# Instructions to follow:
Scan the records below for the line with "Emit a Python" and the line with "of the digitised segments", and retype that range exactly, both ends included, pictures excepted.

# Material to process:
▽
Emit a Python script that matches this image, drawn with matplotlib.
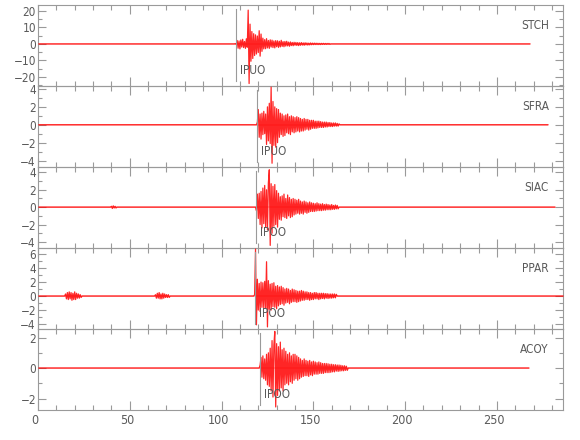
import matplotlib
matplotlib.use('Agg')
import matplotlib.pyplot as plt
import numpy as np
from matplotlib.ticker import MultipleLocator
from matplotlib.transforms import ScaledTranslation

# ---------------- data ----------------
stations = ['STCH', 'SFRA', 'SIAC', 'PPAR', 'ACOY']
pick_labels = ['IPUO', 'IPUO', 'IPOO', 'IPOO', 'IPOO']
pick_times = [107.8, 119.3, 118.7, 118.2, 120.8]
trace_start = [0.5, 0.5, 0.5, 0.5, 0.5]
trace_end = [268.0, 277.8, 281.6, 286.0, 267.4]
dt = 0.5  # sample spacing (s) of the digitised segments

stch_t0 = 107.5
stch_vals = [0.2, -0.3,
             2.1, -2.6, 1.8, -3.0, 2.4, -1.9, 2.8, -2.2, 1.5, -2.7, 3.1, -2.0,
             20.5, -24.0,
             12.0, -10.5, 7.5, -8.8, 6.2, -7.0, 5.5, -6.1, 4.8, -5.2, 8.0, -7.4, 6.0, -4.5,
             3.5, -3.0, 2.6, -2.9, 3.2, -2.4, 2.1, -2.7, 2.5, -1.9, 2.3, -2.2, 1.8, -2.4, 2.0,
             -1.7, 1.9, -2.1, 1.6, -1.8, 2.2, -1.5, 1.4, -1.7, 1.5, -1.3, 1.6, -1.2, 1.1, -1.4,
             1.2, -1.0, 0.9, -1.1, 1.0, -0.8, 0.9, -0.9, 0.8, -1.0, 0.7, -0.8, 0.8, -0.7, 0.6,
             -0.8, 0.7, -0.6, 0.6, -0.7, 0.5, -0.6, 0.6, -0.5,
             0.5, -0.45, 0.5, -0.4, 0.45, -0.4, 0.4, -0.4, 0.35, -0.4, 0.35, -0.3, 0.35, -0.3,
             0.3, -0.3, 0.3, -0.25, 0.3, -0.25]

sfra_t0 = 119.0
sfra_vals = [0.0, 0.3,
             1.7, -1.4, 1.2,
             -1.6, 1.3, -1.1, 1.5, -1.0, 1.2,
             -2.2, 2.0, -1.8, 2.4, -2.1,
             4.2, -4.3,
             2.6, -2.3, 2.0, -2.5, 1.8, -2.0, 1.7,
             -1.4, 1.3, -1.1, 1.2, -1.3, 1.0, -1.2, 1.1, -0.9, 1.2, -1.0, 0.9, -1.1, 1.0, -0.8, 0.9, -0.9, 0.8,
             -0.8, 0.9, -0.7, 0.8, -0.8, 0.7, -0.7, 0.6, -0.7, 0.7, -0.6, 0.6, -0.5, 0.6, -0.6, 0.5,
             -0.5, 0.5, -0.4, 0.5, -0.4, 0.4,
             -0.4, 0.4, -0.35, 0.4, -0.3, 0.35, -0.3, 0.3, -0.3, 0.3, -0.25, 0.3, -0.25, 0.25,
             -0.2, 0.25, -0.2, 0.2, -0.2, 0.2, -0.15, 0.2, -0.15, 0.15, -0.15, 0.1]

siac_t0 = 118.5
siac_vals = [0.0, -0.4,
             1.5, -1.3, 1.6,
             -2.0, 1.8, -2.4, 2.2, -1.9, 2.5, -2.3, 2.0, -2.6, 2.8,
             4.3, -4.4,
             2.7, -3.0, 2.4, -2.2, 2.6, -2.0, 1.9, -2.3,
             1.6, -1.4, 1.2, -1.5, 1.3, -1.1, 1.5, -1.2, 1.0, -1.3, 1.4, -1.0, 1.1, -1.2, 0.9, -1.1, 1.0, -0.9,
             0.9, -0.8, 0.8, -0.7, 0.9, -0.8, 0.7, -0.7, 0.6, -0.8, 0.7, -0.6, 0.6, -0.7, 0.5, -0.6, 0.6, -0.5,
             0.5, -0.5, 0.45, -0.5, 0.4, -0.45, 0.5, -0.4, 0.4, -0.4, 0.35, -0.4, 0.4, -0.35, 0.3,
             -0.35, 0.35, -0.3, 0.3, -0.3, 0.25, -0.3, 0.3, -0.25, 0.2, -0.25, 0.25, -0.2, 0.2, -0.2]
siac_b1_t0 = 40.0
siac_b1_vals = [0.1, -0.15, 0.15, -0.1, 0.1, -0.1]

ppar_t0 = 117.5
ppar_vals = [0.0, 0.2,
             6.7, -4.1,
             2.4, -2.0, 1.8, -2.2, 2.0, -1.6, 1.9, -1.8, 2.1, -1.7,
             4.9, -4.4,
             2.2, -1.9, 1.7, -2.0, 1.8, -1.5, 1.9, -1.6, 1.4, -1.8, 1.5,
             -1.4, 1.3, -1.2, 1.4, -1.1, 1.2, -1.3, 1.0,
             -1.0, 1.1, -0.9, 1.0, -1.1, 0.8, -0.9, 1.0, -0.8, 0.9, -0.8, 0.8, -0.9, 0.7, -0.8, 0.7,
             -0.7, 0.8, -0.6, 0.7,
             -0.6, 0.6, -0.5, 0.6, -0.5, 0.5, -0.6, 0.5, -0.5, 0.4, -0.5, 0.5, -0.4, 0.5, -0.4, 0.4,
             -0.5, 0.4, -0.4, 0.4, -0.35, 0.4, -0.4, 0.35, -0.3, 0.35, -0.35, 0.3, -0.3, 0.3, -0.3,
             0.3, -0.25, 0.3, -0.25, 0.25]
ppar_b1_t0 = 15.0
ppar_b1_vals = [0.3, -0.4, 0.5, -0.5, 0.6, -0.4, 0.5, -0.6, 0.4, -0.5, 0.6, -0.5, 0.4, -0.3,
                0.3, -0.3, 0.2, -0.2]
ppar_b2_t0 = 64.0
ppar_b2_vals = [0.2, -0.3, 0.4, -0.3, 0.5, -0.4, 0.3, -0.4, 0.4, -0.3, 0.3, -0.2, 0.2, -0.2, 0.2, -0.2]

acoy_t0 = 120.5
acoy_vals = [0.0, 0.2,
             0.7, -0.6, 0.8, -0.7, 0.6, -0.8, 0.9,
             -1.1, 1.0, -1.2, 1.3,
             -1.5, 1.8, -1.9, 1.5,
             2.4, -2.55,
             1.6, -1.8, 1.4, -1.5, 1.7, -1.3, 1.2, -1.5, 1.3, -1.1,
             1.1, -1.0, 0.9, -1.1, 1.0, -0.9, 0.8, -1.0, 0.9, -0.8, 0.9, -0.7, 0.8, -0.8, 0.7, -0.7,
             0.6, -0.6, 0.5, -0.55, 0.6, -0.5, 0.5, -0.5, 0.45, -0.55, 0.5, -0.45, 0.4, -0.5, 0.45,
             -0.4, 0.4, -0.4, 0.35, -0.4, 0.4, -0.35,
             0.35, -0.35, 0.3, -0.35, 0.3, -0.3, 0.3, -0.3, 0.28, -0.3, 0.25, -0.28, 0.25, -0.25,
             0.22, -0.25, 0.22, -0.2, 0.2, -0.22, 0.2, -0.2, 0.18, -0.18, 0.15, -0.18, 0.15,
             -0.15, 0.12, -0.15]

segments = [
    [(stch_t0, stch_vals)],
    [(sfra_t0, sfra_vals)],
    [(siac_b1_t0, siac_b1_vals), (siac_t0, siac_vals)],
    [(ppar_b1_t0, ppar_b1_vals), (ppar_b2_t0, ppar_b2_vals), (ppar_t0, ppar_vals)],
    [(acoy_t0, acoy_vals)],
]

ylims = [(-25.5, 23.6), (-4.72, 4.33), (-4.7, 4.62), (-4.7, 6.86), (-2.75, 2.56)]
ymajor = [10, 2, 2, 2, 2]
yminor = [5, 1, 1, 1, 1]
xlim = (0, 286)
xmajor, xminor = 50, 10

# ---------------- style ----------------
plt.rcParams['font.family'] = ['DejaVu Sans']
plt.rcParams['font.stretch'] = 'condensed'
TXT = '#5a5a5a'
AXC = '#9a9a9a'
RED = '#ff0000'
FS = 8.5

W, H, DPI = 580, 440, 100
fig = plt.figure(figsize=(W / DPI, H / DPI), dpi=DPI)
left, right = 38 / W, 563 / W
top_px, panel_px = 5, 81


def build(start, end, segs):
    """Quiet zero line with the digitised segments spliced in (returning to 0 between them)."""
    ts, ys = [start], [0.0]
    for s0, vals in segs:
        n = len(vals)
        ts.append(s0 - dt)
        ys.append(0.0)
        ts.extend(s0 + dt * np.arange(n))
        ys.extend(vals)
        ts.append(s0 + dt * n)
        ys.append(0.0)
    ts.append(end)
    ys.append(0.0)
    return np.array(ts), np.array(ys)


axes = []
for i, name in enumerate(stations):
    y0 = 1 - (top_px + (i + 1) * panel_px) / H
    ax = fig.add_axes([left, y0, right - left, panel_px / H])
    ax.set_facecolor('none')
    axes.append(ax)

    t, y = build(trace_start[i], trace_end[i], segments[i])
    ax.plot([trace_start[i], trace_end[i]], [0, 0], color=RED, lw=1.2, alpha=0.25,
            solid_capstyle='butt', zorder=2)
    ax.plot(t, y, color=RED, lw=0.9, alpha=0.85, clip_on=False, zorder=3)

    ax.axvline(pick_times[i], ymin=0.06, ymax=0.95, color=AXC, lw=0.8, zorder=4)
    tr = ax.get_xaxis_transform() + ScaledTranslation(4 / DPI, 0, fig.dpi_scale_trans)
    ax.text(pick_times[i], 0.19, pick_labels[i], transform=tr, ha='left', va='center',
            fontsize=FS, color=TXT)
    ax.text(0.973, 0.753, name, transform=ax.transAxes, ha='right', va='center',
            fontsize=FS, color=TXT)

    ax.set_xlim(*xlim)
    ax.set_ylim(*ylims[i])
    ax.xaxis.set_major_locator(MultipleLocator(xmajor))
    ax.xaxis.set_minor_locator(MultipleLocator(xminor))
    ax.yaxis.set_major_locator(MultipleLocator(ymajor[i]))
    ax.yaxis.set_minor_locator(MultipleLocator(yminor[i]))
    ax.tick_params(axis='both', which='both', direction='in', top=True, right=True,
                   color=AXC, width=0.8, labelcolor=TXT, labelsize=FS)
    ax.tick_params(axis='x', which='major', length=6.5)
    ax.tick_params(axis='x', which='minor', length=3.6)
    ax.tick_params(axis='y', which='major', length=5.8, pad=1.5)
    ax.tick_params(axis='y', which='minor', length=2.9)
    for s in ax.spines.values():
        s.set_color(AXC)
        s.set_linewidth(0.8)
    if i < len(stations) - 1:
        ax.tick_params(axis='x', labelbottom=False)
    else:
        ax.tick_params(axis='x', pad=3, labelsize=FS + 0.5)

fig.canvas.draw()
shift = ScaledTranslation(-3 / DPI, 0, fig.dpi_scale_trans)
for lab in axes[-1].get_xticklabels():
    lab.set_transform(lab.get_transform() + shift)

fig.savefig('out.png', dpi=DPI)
△
▽
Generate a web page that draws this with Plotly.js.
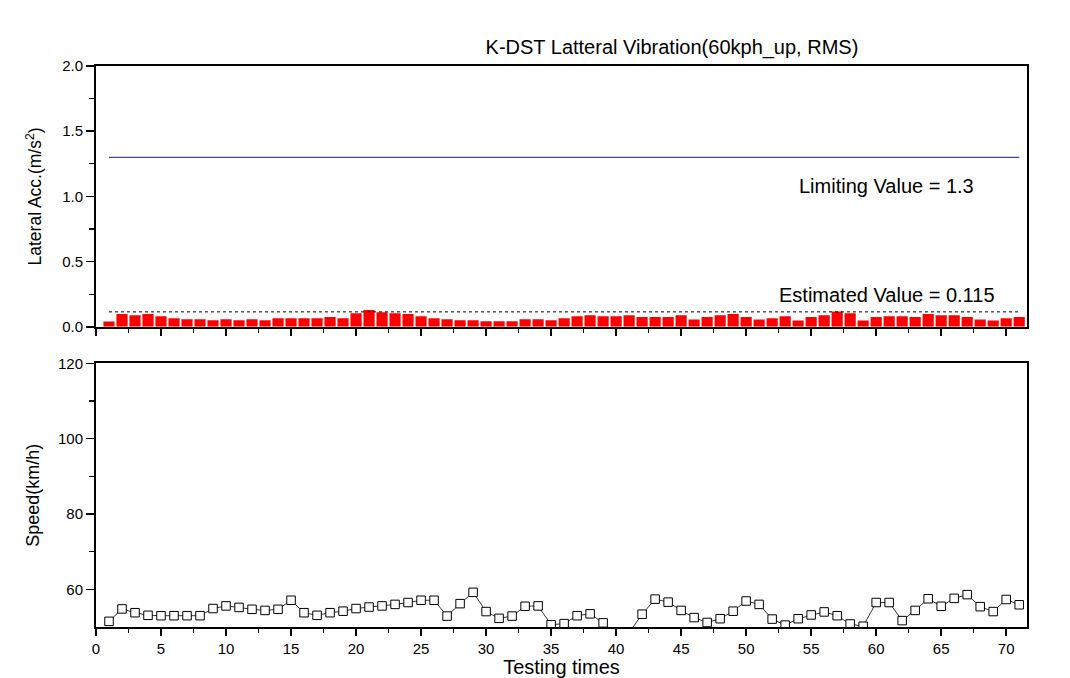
△
# Output below:
Emit a Python script that matches this image, drawn with matplotlib.
import matplotlib
matplotlib.use('Agg')
import matplotlib.pyplot as plt
import numpy as np
from matplotlib.ticker import MultipleLocator
from matplotlib.transforms import ScaledTranslation

# ---------------- data ----------------
stations = ['STCH', 'SFRA', 'SIAC', 'PPAR', 'ACOY']
pick_labels = ['IPUO', 'IPUO', 'IPOO', 'IPOO', 'IPOO']
pick_times = [107.8, 119.3, 118.7, 118.2, 120.8]
trace_start = [0.5, 0.5, 0.5, 0.5, 0.5]
trace_end = [268.0, 277.8, 281.6, 286.0, 267.4]
dt = 0.5  # sample spacing (s) of the digitised segments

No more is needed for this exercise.